Why it matters: Committee members asked whether water projects funded by ARPA were at risk of missing federal deadlines. Deputy Commissioner Karen Simo said TDEC is overseeing 392 grant recipients and about 1,400 water infrastructure projects statewide. She said more than 99% of the roughly 825 construction projects had submitted plans and specifications and that 85% had met both the paperwork and site‑inspection request criteria. Only two projects had requested extensions; Simo said TDEC is working project‑by‑project with local officials to reduce return‑to‑federal risk (00:17:28).

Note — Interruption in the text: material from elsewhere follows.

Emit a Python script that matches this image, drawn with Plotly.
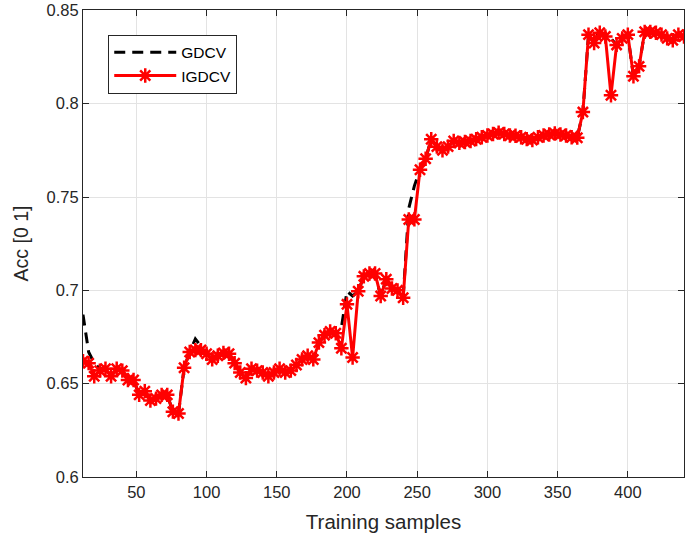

What else the agency reported: TDEC listed several staffing and performance items. The agency said it has 2,784 positions with a 7.8% vacancy rate and only 47 positions vacant for more than a year, and that it has reallocated 51 FTEs internally to meet operational needs. TDEC also emphasized a series of IT upgrades — full cloud migration and a new invoicing/customer portal — that officials said will reduce administrative time for regulated businesses and integrate future automation (00:39:24).

Parks and storm recovery: Deputy Commissioner Greer Tidwell outlined how the department has used one‑time investments to reduce deferred maintenance and open new parks. He said six of 12 parks funded in recent rounds have been publicly opened and that the department’s goal is to reach 70 parks to reduce the number of Tennesseans living more than a 45‑minute drive from a state park (00:28:42). Tidwell described the status of Roan Mountain (most facilities open, one DOT bridge out with a November 2028 repair schedule) and Davy Crockett Birthplace State Park, which he called “wiped off the map.” He said Hurricane Helene funding, insurance proceeds and additional capital needs together left an estimated $18.5 million immediate gap and a further roughly $40 million in planned capital improvements to “rebirth” the park (00:28:42).

Brownfields and remediation: Salyers and Ron Atkins, deputy commissioner for the Bureau of Environment, discussed state remediation funds. Atkins said state cleanup funds grew from about $5 million in 2018 to roughly $100 million in recent appropriations and that the state is actively pursuing cleanups at numerous sites across the state, from small local gas stations to portions of the Oak Ridge reservation (transcript Q&A). He reported a remaining balance in the Tennessee Clean/remediation pot while noting demand exceeds current funding.

Committee reaction and next steps: Committee members asked specifically about ARPA timelines and the state $10 million escalation fund set aside for cost overruns on regionalization projects; Simo said that $10 million remains available and had not been fully committed. Several members pressed for post‑program reviews of federal contractor involvement, local procurement delays and whether the state’s approach to oversight slowed projects; staff responded that TDEC has layered outreach and escalation protocols for at‑risk grants and that most projects are proceeding.

Bottom line: TDEC credited process improvements, IT modernization and targeted hiring for improved permit throughput and for enabling large conservation projects and disaster recovery work. The agency cautioned that multi‑year capital projects — major park rebuilds and large remediation efforts — will require continued appropriations and multiagency coordination.